There’s no doubt 2020 has been a challenging year for everyone. The COVID-19 pandemic has created a lot of hardship, and that’s not lost on Joliet Junior College. Yet through all we’ve had to overcome, time and again our students, employees and local community reminded us that there’s much to be thankful for.
We dedicated a section of JJC’s Fall 2020 Connections Magazine to the heroes in and outside the classroom, and encourage you to follow their stories this month on social media through #JJCHeroes2020. Here’s how these groups and individuals have played a vital role in how we’ve managed 2020, and why their efforts will continue to offer hope into 2021.
When it comes to the heroes of 2020, the impact of healthcare workers cannot be overstated. Across the globe, they’ve been the ones on the front lines of this pandemic, treating those in need.
At JJC, our frontline workers include our Facility Services Department and Campus Police, who together ensured a safe place to work and learn while on-campus activity was permitted. When operations were mostly remote, JJC’s Information Technology Division gave us the tools to do so in a secure and engaging way. And through it all, employees and students showed us the meaning of perseverance.
Displays of Resilience
How many times have we seen resilience on display this year? Our student clubs, such as Latinos Unidos and Phi Theta Kappa, were quick to adapt with virtual yet interactive meetings and events, including PTK’s creation of a video directory for every math class at JJC. Other students like Dontae Crowder and Savannah Rush shared inspirational videos and tips for their fellow classmates to get the most out of online learning.
In some cases, students were still able to receive hands-on experience remotely, from professor Cheryl Heeneman’s plant take-home kits for her natural science students to agriculture students in Tammy Miller’s class turning their backyards into soil-sampling labs. It also took a lot of resilience to simply maintain processes, such as compensating employees. Lori Carpenter and Tammy Foster did just that, in a virtual setting no less, navigating technical glitches, power outages, and individualized payroll requests due to odd hours.
Support of Our Students
We couldn’t be more thankful for those who made a financial gift to the JJC Foundation in 2020 to support our students, especially to those who faced hardship because of the pandemic. As of Dec. 15, nearly 7,000 total gifts had been made this year, with contributions coming not only from community members, but by JJC employees themselves.
Contributions to the Student Emergency Fund, made by individuals like Michael and Yolanda Sullivan, provide life-changing assistance through timely financial help. The fund received just under $40,000 this year. Another $9,200 had been contributed to the President’s Scholarship for Returning Adult Students, and the Foundation received $37,700 worth of donations specifically designated to the area of greatest need. Despite needing to cancel events due to the pandemic, donors that would typically sponsor those events still gave to the college as well. In total, 186 separate funds received donations this year.
Embracing Our Community
For as much as JJC supported one another across campus, we are equally thankful for our local partners with whom we collaborated to support the broader community.
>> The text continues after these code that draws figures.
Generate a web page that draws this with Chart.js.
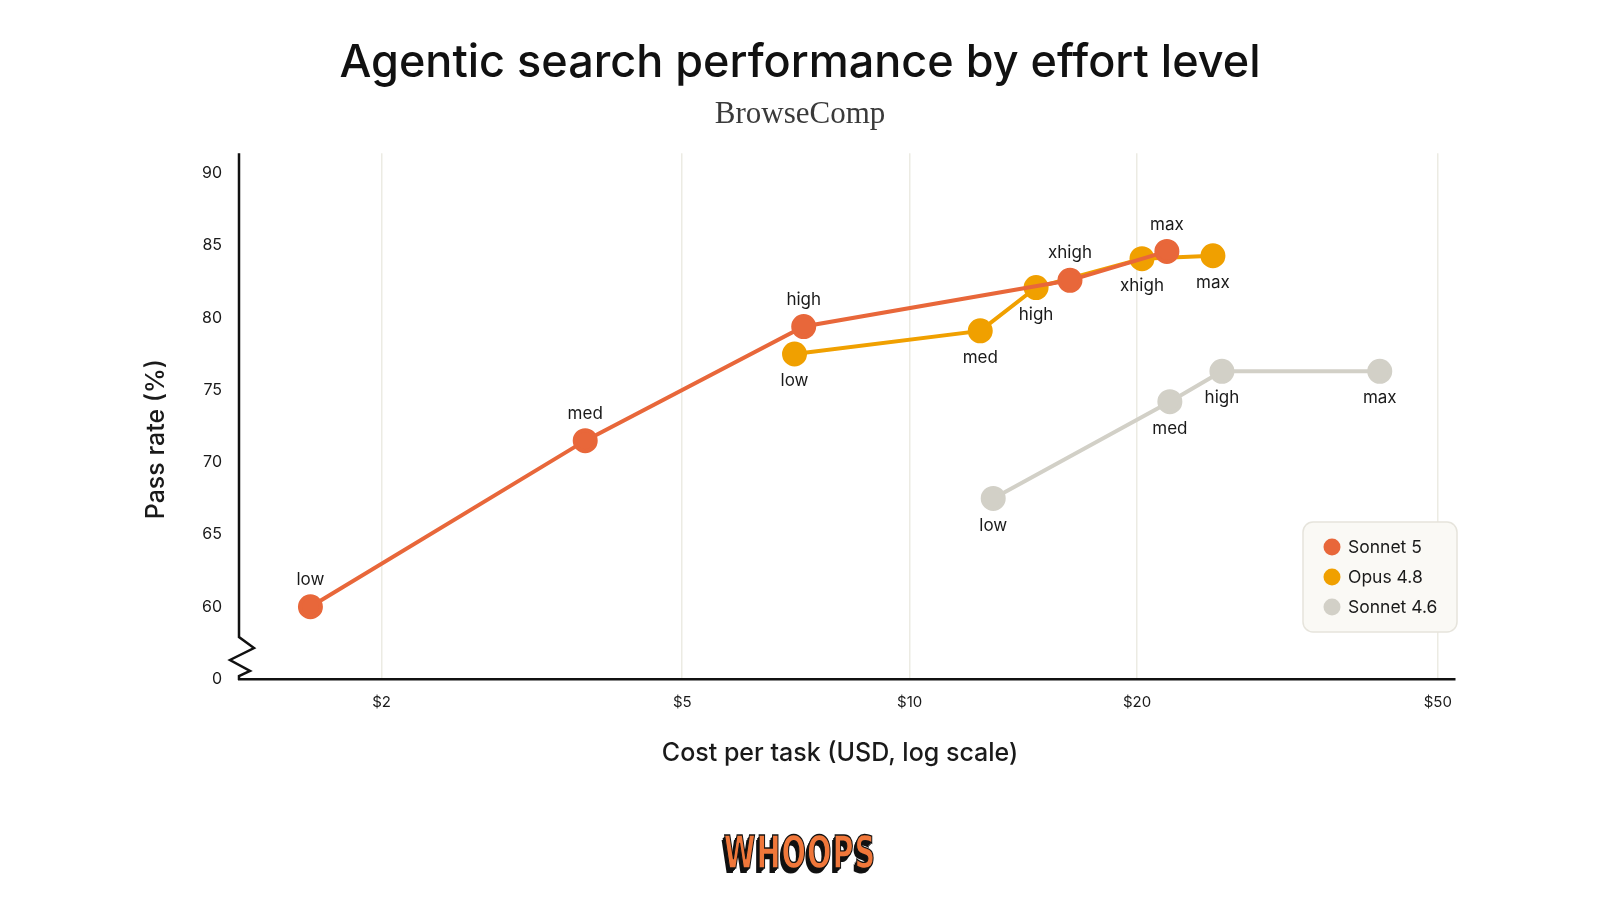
<!DOCTYPE html>
<html>
<head>
<meta charset="utf-8">
<title>Agentic search performance by effort level</title>
<script src="https://cdn.jsdelivr.net/npm/chart.js@4.4.1/dist/chart.umd.min.js"></script>
<style>
  html, body { margin: 0; padding: 0; background: #fff; }
  #wrap { position: relative; width: 1600px; height: 900px; overflow: hidden; }
  #chart { position: absolute; left: 0; top: 0; }
  #logo {
    position: absolute; left: 0; top: 834px; width: 1600px; text-align: center;
    font: bold 32px "DejaVu Sans Condensed", "DejaVu Sans", sans-serif;
    color: #f0773a; letter-spacing: 1px;
    -webkit-text-stroke: 1px #111;
    text-shadow: -1px 1px 0 #111, -2px 2px 0 #111, -3px 3px 0 #111;
    transform: scaleY(1.4);
  }
</style>
</head>
<body>
<div id="wrap">
  <canvas id="chart" width="1600" height="900"></canvas>
  <div id="logo">WHOOPS</div>
</div>
<script>
// effort levels (point labels)
var levels5 = ["low", "med", "high", "xhigh", "max"];
var levels46 = ["low", "med", "high", "max"];

// Sonnet 5
var sonnet5Cost = [1.61, 3.72, 7.24, 16.3, 21.9];
var sonnet5Pass = [60.0, 71.5, 79.4, 82.6, 84.6];

// Opus 4.8
var opusCost = [7.04, 12.4, 14.7, 20.3, 25.2];
var opusPass = [77.5, 79.1, 82.1, 84.1, 84.3];

// Sonnet 4.6
var sonnet46Cost = [12.9, 22.1, 25.9, 41.9];
var sonnet46Pass = [67.5, 74.2, 76.3, 76.3];

// axis ticks
var xTicks = [2, 5, 10, 20, 50];
var yTicks = [55, 60, 65, 70, 75, 80, 85, 90];
var yBreakValue = 55;   // drawn as "0" below the axis break

function pts(xs, ys) {
  return xs.map(function(x, i) { return { x: x, y: ys[i] }; });
}

var SANS = 'Inter, "Open Sans", sans-serif';
Chart.defaults.font.family = SANS;
Chart.defaults.color = "#1a1a1a";

function series(label, color, xs, ys, lv, side) {
  return {
    label: label,
    data: pts(xs, ys),
    levels: lv,
    labelSide: side,
    borderColor: color,
    backgroundColor: color,
    pointBackgroundColor: color,
    pointBorderColor: color,
    borderWidth: 4,
    pointRadius: 10.5,
    pointHoverRadius: 10.5,
    tension: 0
  };
}

// labels next to every point
var pointLabels = {
  id: "pointLabels",
  afterDatasetsDraw: function(chart) {
    var ctx = chart.ctx;
    ctx.save();
    ctx.font = "17px " + SANS;
    ctx.fillStyle = "#1a1a1a";
    ctx.textAlign = "center";
    ctx.textBaseline = "middle";
    chart.data.datasets.forEach(function(ds, i) {
      var meta = chart.getDatasetMeta(i);
      meta.data.forEach(function(p, j) {
        var dy = ds.labelSide === "above" ? -27 : 27;
        ctx.fillText(ds.levels[j], p.x, p.y + dy);
      });
    });
    ctx.restore();
  }
};

// y axis line with a zigzag break near the bottom, plus both axis titles
var axisBreak = {
  id: "axisBreak",
  afterDraw: function(chart) {
    var ctx = chart.ctx, a = chart.chartArea;
    var x0 = a.left, b = a.bottom;
    ctx.save();
    ctx.strokeStyle = "#111";
    ctx.lineWidth = 2.5;
    ctx.lineJoin = "miter";
    ctx.beginPath();
    ctx.moveTo(x0, a.top);
    ctx.lineTo(x0, b - 42);
    ctx.lineTo(x0 + 15, b - 31);
    ctx.lineTo(x0 - 9, b - 19);
    ctx.lineTo(x0 + 11, b - 8);
    ctx.lineTo(x0, b - 3);
    ctx.lineTo(x0, b + 1);
    ctx.stroke();

    ctx.font = "500 25px " + SANS;
    ctx.fillStyle = "#1a1a1a";
    ctx.textAlign = "center";
    ctx.textBaseline = "middle";
    // x title is centred on the page, not the plot
    ctx.fillText("Cost per task (USD, log scale)", chart.width / 2 + 40, b + 74);

    // y title sits a bit below the middle of the axis
    ctx.translate(156, (a.top + a.bottom) / 2 + 23);
    ctx.rotate(-Math.PI / 2);
    ctx.fillText("Pass rate (%)", 0, 0);
    ctx.restore();
  }
};

// legend box inside the plot, bottom right
var boxLegend = {
  id: "boxLegend",
  afterDraw: function(chart) {
    var ctx = chart.ctx, a = chart.chartArea;
    var w = 154, h = 110;
    var x = a.right + 2 - w, y = a.bottom - 47 - h;
    ctx.save();
    ctx.fillStyle = "#faf9f5";
    ctx.strokeStyle = "#e6e4dc";
    ctx.lineWidth = 1.5;
    ctx.beginPath();
    ctx.roundRect(x, y, w, h, 10);
    ctx.fill();
    ctx.stroke();
    ctx.font = "17.5px " + SANS;
    ctx.textBaseline = "middle";
    chart.data.datasets.forEach(function(ds, i) {
      var cy = y + 25 + i * 30;
      ctx.fillStyle = ds.borderColor;
      ctx.beginPath();
      ctx.arc(x + 29, cy, 8.5, 0, Math.PI * 2);
      ctx.fill();
      ctx.fillStyle = "#1a1a1a";
      ctx.fillText(ds.label, x + 45, cy + 1);
    });
    ctx.restore();
  }
};

var ctx = document.getElementById("chart").getContext("2d");
new Chart(ctx, {
  type: "line",
  data: {
    datasets: [
      series("Sonnet 5", "#e8673a", sonnet5Cost, sonnet5Pass, levels5, "above"),
      series("Opus 4.8", "#f0a000", opusCost, opusPass, levels5, "below"),
      series("Sonnet 4.6", "#d2d0c7", sonnet46Cost, sonnet46Pass, levels46, "below")
    ]
  },
  options: {
    responsive: false,
    animation: false,
    layout: { padding: { left: 145, right: 145, top: 0, bottom: 121 } },
    plugins: {
      legend: { display: false },
      tooltip: { enabled: false },
      title: {
        display: true,
        text: "Agentic search performance by effort level",
        color: "#111",
        font: { size: 45, weight: "500", lineHeight: 1.2 },
        padding: { top: 36, bottom: 3 }
      },
      subtitle: {
        display: true,
        text: "BrowseComp",
        color: "#3a3a3a",
        font: { family: '"Liberation Serif", "DejaVu Serif", serif', size: 31, weight: "normal", lineHeight: 1.2 },
        padding: { top: 3, bottom: 20 }
      }
    },
    scales: {
      x: {
        type: "logarithmic",
        min: 1.295,
        max: 52.7,
        afterBuildTicks: function(s) { s.ticks = xTicks.map(function(v) { return { value: v }; }); },
        afterFit: function(s) { s.height = 100; },
        ticks: {
          padding: 14,
          maxRotation: 0,
          font: { size: 15 },
          callback: function(v) { return "$" + v; }
        },
        grid: { color: "#ecebe3", lineWidth: 1.5, drawTicks: false },
        border: { display: true, color: "#111", width: 2.5 },
        title: { display: false }
      },
      y: {
        type: "linear",
        min: 55,
        max: 91.4,
        afterBuildTicks: function(s) { s.ticks = yTicks.map(function(v) { return { value: v }; }); },
        afterFit: function(s) { s.width = 94; },
        ticks: {
          padding: 17,
          font: { size: 16 },
          callback: function(v) { return v === yBreakValue ? "0" : v; }
        },
        grid: { display: false, drawTicks: false },
        border: { display: false },
        title: { display: false }
      }
    }
  },
  plugins: [pointLabels, axisBreak, boxLegend]
});
</script>
</body>
</html>
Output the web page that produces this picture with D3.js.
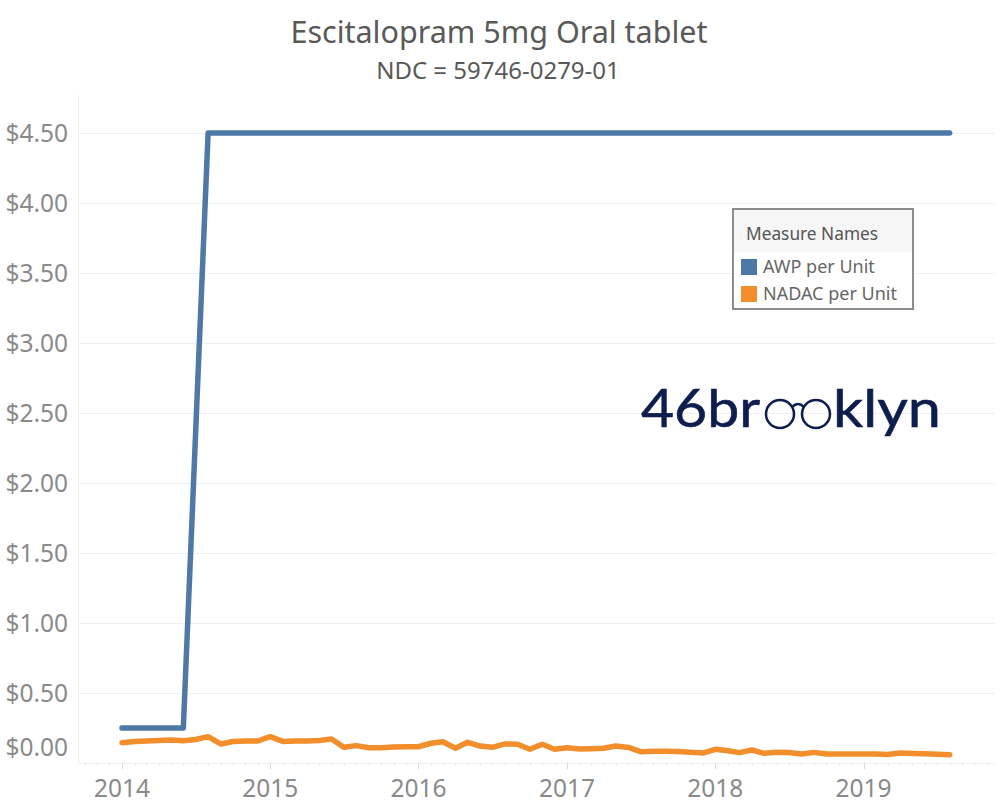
<!DOCTYPE html>
<html><head><meta charset="utf-8">
<script src="https://cdn.jsdelivr.net/npm/d3@7"></script>
<style>body{margin:0;background:#fff;} svg{display:block;font-family:"Noto Sans",sans-serif;}</style>
</head><body><svg id="c" width="1000" height="806"></svg>
<script>
const title = "Escitalopram 5mg Oral tablet";
const subtitle = "NDC = 59746-0279-01";
const months = [
 "2014-01","2014-02","2014-03","2014-04","2014-05","2014-06","2014-07","2014-08","2014-09","2014-10","2014-11","2014-12",
 "2015-01","2015-02","2015-03","2015-04","2015-05","2015-06","2015-07","2015-08","2015-09","2015-10","2015-11","2015-12",
 "2016-01","2016-02","2016-03","2016-04","2016-05","2016-06","2016-07","2016-08","2016-09","2016-10","2016-11","2016-12",
 "2017-01","2017-02","2017-03","2017-04","2017-05","2017-06","2017-07","2017-08","2017-09","2017-10","2017-11","2017-12",
 "2018-01","2018-02","2018-03","2018-04","2018-05","2018-06","2018-07","2018-08","2018-09","2018-10","2018-11","2018-12",
 "2019-01","2019-02","2019-03","2019-04","2019-05","2019-06","2019-07","2019-08"];
const nadacValues = [
 0.145,0.154,0.157,0.161,0.164,0.159,0.168,0.188,0.136,0.154,0.157,0.157,
 0.188,0.154,0.157,0.157,0.161,0.171,0.112,0.124,0.109,0.109,0.114,0.116,
 0.116,0.141,0.152,0.105,0.148,0.121,0.112,0.136,0.134,0.098,0.134,0.098,
 0.109,0.100,0.102,0.105,0.121,0.111,0.081,0.084,0.084,0.082,0.076,0.071,
 0.098,0.088,0.074,0.093,0.069,0.076,0.075,0.064,0.076,0.064,0.064,0.064,
 0.064,0.064,0.061,0.071,0.068,0.066,0.063,0.059];
const awpMonths = ["2014-01","2014-06","2014-08","2019-08"];
const awpValues = [0.25,0.25,4.50,4.50];
const yTicks = [0,0.5,1,1.5,2,2.5,3,3.5,4,4.5];
const xTickYears = ["2014","2015","2016","2017","2018","2019"];
const seriesNames = ["AWP per Unit","NADAC per Unit"];
const seriesColors = ["#4e79a7","#f28e2b"];
const legendTitle = "Measure Names";

const svg = d3.select("#c");
const parse = d3.timeParse("%Y-%m");
const L = 78, R = 995, T = 95, B = 763;
const x = d3.scaleTime().domain([parse("2014-01"), parse("2019-01")]).range([122, 863.6]);
const y = d3.scaleLinear().domain([0, 4.5]).range([B, 133]);

// title
svg.append("text").attr("x", 499).attr("y", 43).attr("text-anchor","middle")
  .attr("font-size", 30.5).attr("fill","#595959").text(title);
svg.append("text").attr("x", 498).attr("y", 79).attr("text-anchor","middle")
  .attr("font-size", 24).attr("fill","#595959").text(subtitle);

// gridlines
svg.append("g").selectAll("line").data(yTicks.filter(d=>d>0)).join("line")
  .attr("x1", L).attr("x2", R).attr("y1", d=>y(d)+0.5).attr("y2", d=>y(d)+0.5)
  .attr("stroke","#f0f0f0").attr("stroke-width",1);
svg.append("line").attr("x1", L+0.5).attr("x2", L+0.5).attr("y1", T).attr("y2", B)
  .attr("stroke","#eeeeee");
svg.append("line").attr("x1", L).attr("x2", R).attr("y1", B+0.5).attr("y2", B+0.5)
  .attr("stroke","#f0f0f0");

// y labels
svg.append("g").selectAll("text").data(yTicks).join("text")
  .attr("x", 68).attr("y", d => d === 0 ? y(d) - 16 : y(d))
  .attr("dy","0.35em").attr("text-anchor","end").attr("font-size", 24.5)
  .attr("fill","#8a8a8a").text(d => d3.format("$.2f")(d));

// x axis ticks
const tickMonths = d3.timeMonth.range(parse("2013-10"), parse("2019-12"));
svg.append("g").selectAll("line").data(tickMonths).join("line")
  .attr("x1", d=>Math.round(x(d))+0.5).attr("x2", d=>Math.round(x(d))+0.5)
  .attr("y1", B).attr("y2", d => d.getMonth()===0 ? B+6 : B+3)
  .attr("stroke", d => d.getMonth()===0 ? "#d8d8d8" : "#e8e8e8");
svg.append("g").selectAll("text").data(xTickYears).join("text")
  .attr("x", d => x(parse(d+"-01"))).attr("y", 797).attr("text-anchor","middle")
  .attr("font-size", 24.5).attr("fill","#8a8a8a").text(d=>d);

// lines
const line = d3.line().x(d=>x(d.date)).y(d=>y(d.v));
const awpData = awpMonths.map((m,i)=>({date:parse(m), v:awpValues[i]}));
const nadacData = months.map((m,i)=>({date:parse(m), v:nadacValues[i]}));
svg.append("path").datum(awpData).attr("d", line).attr("fill","none")
  .attr("stroke", seriesColors[0]).attr("stroke-width",5.5)
  .attr("stroke-linejoin","round").attr("stroke-linecap","round");
svg.append("path").datum(nadacData).attr("d", line).attr("fill","none")
  .attr("stroke", seriesColors[1]).attr("stroke-width",5.5)
  .attr("stroke-linejoin","round").attr("stroke-linecap","round");

// legend
const lg = svg.append("g");
lg.append("rect").attr("x",733).attr("y",209).attr("width",180).attr("height",100)
  .attr("fill","#fff").attr("stroke","#8c8c8c").attr("stroke-width",2);
lg.append("rect").attr("x",734).attr("y",210).attr("width",178).attr("height",42)
  .attr("fill","#f6f6f6");
lg.append("text").attr("x",746).attr("y",240).attr("font-size",17.3).attr("fill","#555").text(legendTitle);
seriesNames.forEach((n,i)=>{
  const yy = 259 + i*27;
  lg.append("rect").attr("x",741).attr("y",yy).attr("width",16).attr("height",16).attr("fill",seriesColors[i]);
  lg.append("text").attr("x",763).attr("y",yy+14).attr("font-size",18).attr("fill","#666").text(n);
});

// logo
const logo = svg.append("g").attr("fill","#0d1d4d");
logo.append("text").attr("x",641).attr("y",427).attr("font-family","Lato").attr("font-size",52)
  .attr("stroke","#0d1d4d").attr("stroke-width",0.6)
  .attr("textLength",119).attr("lengthAdjust","spacingAndGlyphs").text("46br");
logo.append("text").attr("x",833).attr("y",427).attr("font-family","Lato").attr("font-size",52)
  .attr("stroke","#0d1d4d").attr("stroke-width",0.6)
  .attr("textLength",108).attr("lengthAdjust","spacingAndGlyphs").text("klyn");
[780,816].forEach(cx => logo.append("circle").attr("cx",cx).attr("cy",414).attr("r",14)
  .attr("fill","none").attr("stroke","#0d1d4d").attr("stroke-width",2.5));
logo.append("path").attr("d","M792,407 Q798,401 804,407").attr("fill","none")
  .attr("stroke","#0d1d4d").attr("stroke-width",2.5);
</script></body></html>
Early in the pandemic, when personal protective equipment was scarce, JJC faculty, staff and students stepped up and put their maker skills to great use. It started with Gina Hulbert, associate professor of nursing, spearheading an effort to donate thousands of personal protective equipment items that the program had to spare to local hospitals. Debra Daun, manager of the college’s MakerLab, spent countless hours 3D printing face mask shields, which extended the life of the masks, for local healthcare workers. Students in fine arts professor Julie Giampaolo’s costume design class put their hand sewing skills to use, developing over 500 masks that were distributed to 10 area businesses and healthcare organizations.
Then there were the acts of kindness that were both unique to 2020 as well as a continuation of past efforts, yet in a year where the need was much greater. Both the JJC police and athletic departments showed their appreciation by donating meals to local healthcare workers. Police also started a new tradition, Shop with a Cop, a drive-thru event which teamed with Target to shop for and distribute gifts to children of JJC students. The culinary arts team, by preparing and delivering close to 500 meals to Daybreak Shelter and Morning Star Mission, continued its tradition of supporting those in need. In addition, JJC has partnered with the Northern Illinois Food Bank to host pop-up markets on campus. 10 markets were held from May to December, during which anyone in need could drive through to receive groceries. Even more markets are planned in the coming months.
While challenges will remain in 2021, we know better days are ahead. We look forward to continuing to show why we are thankful for JJC’s students, employees, and our community in the New Year.